8 May 2012

Impossible Greek algebra

“A new growth narrative” was the promise eurozone made impatient world financial leaders at theĀ  IMF World Bank spring meetings last month.

The Brussels-Frankfurt-Berlin axis have been planning a renewed focus on growth, partly to accommodate the arrival of Francois Hollande at the Elysee. In an interview with Jon Snow on Sunday, Laurent Fabius, a likely leading cabinet minister in an Hollande government, indicated pretty clearly that the existing fiscal treaty was to be supplemented by a “growth plan”.

Besides as mighty a force as the prime minister of Luxembourg (elected by 80,000) told the president-elect of the Republic of France that it was “not possible” to renegotiate the cherished eurozone fiscal treaty.

If you want to cut through this all you have to do is listen to the ECB president last week. Mario Draghi said a number of extraordinary things at his press conference in Barcelona. There is clearly a significant plan to redeploy massive financial resources towards infrastructure spending.

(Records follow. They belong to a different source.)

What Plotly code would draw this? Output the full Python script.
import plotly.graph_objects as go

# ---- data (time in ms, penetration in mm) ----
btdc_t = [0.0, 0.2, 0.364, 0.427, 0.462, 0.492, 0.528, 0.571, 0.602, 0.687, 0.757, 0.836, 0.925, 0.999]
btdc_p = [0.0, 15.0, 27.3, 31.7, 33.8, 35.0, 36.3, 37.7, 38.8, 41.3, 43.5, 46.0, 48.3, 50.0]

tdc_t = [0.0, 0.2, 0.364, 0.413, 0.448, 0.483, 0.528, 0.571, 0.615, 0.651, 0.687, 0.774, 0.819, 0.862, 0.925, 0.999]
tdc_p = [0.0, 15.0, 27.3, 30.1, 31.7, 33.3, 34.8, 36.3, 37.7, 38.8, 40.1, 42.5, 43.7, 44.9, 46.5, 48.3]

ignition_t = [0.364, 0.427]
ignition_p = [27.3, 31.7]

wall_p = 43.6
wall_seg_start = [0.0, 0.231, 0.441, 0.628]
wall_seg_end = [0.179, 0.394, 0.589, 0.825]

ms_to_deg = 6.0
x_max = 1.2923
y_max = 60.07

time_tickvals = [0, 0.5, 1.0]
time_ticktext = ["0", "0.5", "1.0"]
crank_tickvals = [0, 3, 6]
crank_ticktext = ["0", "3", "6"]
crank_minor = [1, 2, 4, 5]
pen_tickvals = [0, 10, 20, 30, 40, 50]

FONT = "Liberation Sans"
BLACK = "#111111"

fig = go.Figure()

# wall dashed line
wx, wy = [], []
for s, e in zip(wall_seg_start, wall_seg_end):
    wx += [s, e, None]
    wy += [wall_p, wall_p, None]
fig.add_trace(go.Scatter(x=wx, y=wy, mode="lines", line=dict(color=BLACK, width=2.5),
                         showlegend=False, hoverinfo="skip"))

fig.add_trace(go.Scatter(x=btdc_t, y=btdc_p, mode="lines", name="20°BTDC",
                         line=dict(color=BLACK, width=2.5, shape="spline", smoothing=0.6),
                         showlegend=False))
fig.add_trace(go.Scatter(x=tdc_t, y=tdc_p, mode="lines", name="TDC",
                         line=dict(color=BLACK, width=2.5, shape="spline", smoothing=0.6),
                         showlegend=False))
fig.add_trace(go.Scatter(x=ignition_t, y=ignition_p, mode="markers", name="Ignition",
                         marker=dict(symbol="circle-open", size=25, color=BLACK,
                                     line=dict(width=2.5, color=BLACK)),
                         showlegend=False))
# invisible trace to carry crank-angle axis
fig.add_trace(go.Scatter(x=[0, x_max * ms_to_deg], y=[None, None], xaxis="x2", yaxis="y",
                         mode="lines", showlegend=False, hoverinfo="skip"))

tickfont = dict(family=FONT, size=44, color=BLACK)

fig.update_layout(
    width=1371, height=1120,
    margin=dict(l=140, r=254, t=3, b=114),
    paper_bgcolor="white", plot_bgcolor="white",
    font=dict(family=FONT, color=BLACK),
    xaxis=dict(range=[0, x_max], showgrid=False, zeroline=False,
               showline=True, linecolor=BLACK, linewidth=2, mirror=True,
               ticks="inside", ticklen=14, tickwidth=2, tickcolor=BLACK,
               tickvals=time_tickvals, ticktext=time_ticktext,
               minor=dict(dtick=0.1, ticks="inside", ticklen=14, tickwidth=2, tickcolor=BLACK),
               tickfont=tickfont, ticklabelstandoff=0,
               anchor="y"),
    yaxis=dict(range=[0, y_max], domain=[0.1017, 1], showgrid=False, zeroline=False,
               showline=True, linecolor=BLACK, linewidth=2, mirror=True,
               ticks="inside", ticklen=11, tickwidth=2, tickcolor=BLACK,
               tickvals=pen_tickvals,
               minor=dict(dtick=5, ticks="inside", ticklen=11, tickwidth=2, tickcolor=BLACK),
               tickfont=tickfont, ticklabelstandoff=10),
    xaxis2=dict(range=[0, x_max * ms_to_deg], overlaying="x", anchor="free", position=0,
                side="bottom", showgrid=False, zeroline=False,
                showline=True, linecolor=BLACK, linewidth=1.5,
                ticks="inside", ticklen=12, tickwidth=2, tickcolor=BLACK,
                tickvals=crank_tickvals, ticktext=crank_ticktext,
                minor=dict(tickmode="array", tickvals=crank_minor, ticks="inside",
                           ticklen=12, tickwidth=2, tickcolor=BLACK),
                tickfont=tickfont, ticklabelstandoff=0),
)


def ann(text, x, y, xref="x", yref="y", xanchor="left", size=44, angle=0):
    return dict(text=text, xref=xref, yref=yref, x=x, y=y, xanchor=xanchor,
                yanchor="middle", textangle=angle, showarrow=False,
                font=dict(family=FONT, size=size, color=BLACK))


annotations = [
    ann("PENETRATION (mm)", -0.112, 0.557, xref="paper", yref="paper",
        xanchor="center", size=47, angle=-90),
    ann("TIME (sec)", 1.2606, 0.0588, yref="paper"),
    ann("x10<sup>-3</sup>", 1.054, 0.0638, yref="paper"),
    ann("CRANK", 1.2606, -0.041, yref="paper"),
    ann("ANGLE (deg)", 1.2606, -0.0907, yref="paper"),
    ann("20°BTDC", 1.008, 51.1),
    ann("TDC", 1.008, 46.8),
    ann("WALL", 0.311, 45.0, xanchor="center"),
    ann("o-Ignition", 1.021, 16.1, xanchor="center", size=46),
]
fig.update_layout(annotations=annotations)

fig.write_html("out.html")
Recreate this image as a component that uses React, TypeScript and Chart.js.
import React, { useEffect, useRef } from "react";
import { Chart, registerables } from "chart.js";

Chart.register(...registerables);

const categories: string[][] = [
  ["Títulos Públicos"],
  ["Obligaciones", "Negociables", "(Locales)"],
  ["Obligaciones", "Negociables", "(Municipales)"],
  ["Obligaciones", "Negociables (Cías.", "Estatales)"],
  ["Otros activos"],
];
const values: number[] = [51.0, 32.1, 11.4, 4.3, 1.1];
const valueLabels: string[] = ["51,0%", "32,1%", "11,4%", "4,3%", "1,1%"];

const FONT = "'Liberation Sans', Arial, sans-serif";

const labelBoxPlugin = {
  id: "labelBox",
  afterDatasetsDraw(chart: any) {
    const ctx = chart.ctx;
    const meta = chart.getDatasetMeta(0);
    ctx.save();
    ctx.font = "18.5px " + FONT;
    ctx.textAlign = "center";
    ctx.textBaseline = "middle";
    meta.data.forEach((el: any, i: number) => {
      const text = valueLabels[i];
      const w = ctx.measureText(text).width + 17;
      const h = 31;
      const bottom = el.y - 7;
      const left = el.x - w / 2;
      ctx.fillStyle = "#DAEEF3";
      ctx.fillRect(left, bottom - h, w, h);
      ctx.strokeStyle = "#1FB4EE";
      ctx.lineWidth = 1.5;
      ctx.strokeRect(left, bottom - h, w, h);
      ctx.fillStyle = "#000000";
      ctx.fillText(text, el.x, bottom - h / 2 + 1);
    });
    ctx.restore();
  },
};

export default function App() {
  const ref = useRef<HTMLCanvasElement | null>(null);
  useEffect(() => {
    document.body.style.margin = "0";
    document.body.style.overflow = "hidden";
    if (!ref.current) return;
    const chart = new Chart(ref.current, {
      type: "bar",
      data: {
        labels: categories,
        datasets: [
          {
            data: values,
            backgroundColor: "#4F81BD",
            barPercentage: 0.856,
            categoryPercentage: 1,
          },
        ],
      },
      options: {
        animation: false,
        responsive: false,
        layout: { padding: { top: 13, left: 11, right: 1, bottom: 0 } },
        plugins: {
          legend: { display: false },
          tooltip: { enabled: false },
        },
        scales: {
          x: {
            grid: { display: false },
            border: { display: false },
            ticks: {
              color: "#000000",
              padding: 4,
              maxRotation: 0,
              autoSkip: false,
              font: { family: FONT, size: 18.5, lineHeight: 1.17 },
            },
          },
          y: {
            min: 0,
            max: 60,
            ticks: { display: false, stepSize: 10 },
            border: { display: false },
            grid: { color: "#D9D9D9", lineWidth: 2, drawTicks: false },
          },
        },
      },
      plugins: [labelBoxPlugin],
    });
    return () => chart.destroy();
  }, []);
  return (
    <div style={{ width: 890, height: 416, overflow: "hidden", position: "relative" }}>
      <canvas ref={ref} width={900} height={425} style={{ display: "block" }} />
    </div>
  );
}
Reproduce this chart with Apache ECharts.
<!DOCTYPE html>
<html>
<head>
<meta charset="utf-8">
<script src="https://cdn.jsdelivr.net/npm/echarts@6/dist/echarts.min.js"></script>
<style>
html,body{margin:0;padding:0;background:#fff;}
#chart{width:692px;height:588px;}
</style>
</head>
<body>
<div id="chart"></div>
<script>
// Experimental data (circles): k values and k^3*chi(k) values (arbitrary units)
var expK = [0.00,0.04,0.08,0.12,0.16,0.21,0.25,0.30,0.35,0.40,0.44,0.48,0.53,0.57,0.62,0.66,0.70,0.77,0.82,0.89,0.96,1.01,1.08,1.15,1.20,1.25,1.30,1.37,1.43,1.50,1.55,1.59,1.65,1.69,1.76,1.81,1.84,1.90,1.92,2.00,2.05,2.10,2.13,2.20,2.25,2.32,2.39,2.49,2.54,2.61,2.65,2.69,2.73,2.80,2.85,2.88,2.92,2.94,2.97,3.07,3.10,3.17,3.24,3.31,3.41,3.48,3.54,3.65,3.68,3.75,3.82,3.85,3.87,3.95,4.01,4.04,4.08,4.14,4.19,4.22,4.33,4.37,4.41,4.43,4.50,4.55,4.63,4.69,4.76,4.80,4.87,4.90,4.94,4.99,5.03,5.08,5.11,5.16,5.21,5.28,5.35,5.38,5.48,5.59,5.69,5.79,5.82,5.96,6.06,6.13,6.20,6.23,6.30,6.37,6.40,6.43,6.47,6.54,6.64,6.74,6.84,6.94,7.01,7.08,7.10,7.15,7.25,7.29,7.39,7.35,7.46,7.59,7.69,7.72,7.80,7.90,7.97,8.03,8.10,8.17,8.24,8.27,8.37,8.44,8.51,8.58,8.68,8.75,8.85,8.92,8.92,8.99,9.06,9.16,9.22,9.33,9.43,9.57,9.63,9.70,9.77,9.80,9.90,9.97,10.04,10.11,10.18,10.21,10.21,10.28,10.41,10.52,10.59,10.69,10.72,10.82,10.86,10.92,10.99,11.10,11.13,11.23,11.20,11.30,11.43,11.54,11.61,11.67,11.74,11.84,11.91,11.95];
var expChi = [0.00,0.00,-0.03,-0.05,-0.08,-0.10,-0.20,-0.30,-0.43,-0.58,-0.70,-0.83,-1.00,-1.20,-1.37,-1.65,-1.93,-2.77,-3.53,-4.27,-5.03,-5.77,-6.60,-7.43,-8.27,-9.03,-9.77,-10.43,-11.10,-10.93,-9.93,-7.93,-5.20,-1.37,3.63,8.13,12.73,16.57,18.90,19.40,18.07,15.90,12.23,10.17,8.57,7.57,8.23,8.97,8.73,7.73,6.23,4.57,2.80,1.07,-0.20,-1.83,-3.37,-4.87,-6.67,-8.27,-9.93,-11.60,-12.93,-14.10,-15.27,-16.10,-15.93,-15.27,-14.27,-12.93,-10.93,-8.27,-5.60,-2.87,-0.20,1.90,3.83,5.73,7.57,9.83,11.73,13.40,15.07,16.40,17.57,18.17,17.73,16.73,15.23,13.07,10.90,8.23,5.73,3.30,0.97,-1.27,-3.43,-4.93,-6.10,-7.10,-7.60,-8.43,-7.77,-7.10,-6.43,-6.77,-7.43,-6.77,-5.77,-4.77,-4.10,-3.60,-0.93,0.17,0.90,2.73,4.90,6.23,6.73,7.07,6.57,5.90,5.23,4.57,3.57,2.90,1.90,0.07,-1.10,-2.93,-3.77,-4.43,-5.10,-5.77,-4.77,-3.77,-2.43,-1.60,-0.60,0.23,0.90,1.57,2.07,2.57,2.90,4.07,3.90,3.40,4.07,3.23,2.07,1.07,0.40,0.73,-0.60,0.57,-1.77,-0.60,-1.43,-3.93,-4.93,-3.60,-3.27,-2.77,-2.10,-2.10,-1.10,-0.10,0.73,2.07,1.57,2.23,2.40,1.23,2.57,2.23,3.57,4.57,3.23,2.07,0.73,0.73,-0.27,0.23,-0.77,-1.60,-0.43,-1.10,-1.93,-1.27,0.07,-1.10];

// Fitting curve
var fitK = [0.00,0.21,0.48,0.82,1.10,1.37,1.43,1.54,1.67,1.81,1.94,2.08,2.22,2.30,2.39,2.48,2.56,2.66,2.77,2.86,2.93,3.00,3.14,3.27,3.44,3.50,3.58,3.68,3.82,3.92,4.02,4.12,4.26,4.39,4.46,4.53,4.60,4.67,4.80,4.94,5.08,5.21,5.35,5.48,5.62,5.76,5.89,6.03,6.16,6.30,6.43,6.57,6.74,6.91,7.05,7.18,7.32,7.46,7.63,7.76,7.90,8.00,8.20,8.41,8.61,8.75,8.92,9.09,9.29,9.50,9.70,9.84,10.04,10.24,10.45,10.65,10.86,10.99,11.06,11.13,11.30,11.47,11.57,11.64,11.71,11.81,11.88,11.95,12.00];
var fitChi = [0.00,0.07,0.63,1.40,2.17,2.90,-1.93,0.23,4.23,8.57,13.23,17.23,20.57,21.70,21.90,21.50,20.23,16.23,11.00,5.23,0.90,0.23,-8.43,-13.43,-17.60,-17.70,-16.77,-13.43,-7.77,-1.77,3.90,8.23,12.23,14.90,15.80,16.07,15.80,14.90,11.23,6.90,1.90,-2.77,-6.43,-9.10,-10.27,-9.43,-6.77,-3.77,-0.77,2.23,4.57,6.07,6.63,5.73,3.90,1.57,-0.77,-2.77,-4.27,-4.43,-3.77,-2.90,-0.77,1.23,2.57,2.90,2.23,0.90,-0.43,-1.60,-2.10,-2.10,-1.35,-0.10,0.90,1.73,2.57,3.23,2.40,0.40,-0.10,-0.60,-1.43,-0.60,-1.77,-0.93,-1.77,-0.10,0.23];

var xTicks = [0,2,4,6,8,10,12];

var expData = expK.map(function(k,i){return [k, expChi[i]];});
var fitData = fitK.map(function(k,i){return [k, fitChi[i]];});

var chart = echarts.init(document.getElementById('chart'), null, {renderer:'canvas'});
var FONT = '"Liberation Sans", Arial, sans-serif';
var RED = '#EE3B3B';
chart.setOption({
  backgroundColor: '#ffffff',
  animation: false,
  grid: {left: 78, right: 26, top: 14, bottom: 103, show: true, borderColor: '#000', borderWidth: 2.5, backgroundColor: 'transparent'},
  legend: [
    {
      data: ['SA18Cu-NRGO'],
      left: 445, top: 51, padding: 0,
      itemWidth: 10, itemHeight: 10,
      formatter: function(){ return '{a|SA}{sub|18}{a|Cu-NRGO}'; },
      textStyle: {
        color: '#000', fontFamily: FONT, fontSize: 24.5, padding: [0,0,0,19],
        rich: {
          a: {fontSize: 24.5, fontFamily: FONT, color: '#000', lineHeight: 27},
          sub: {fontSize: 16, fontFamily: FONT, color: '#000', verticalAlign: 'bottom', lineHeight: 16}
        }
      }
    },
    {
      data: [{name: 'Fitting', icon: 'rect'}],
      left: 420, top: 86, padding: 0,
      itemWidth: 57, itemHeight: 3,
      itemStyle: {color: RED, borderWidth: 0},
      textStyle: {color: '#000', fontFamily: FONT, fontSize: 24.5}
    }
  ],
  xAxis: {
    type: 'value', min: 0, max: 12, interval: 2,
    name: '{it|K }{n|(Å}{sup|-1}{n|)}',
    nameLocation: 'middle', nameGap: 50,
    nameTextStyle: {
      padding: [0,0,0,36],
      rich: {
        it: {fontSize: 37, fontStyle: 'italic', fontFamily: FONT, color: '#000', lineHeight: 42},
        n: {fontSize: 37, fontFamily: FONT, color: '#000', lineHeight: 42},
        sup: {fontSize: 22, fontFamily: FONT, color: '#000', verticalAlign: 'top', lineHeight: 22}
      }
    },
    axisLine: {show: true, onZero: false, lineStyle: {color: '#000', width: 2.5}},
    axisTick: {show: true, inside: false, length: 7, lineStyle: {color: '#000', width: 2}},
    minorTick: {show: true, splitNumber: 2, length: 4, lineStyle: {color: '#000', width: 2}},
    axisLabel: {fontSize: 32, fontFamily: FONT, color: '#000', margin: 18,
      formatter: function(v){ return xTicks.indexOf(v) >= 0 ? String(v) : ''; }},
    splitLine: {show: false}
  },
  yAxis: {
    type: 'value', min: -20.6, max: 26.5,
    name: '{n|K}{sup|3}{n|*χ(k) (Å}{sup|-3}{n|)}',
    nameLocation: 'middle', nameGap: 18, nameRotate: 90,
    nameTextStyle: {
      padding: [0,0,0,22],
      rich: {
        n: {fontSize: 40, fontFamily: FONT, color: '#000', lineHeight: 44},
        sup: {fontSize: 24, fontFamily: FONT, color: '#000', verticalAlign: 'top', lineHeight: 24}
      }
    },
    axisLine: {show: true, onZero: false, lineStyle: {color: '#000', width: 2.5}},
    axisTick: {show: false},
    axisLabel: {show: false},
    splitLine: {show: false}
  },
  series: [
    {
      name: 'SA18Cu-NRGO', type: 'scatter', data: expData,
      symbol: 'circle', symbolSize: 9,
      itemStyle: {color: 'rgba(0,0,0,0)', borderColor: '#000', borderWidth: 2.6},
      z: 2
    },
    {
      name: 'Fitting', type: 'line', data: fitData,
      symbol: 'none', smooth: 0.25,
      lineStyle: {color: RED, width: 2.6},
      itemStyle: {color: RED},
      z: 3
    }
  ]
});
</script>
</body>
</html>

The fact that eurozone unemployment is now at a record for the lifetime of the single currency has prompted action. the ECB pumping hundreds of billions of euros into the eurozone banking system has provided only temporary respite.

“What we’ve learnt is that a trillion euros doesn’t buy you much time,” one of the world’s leading bankers told me recently.

Implicitly there is recognition that what you might call German sado-austerity will not work, and certainly will not work on its own. The tanker is turning a little.

But at this precise moment, the Greek public give the eurozone bailout what appears to be the strongest possible rejection. The two mainstream “pro-memorandum” parties got less than a third of the vote, compared with their habitual 80 per cent. It is only the oddity of the winner of the election getting a top up bonus of 50 seats that even makes it appear respectable for ND’s Antonis Samaras to start to claim any sort of mandate. A joke going round financial analysts: beware countries where the leading political party has a vote share lower than the rate of VAT.

Yesterday Samaras got the three-day mandate to negotiate coalition at 3pm. He gave up five hours into his three days. Today 37-year-old Alexis Tsipras, leader of the Syriza Coalition takes up the baton to create a leftist anti-bailout but pro-euro Greek government. He wants to suspend debt repayments and renegotiate the deal. I fear that some Greek political parties are overplaying their weak hand versus European nations that would prefer to let them leave the euro than further renegotiate Greece’s bailout.

In any case, right now, the algebra seems to make any sort of government impossible. That means even more elections.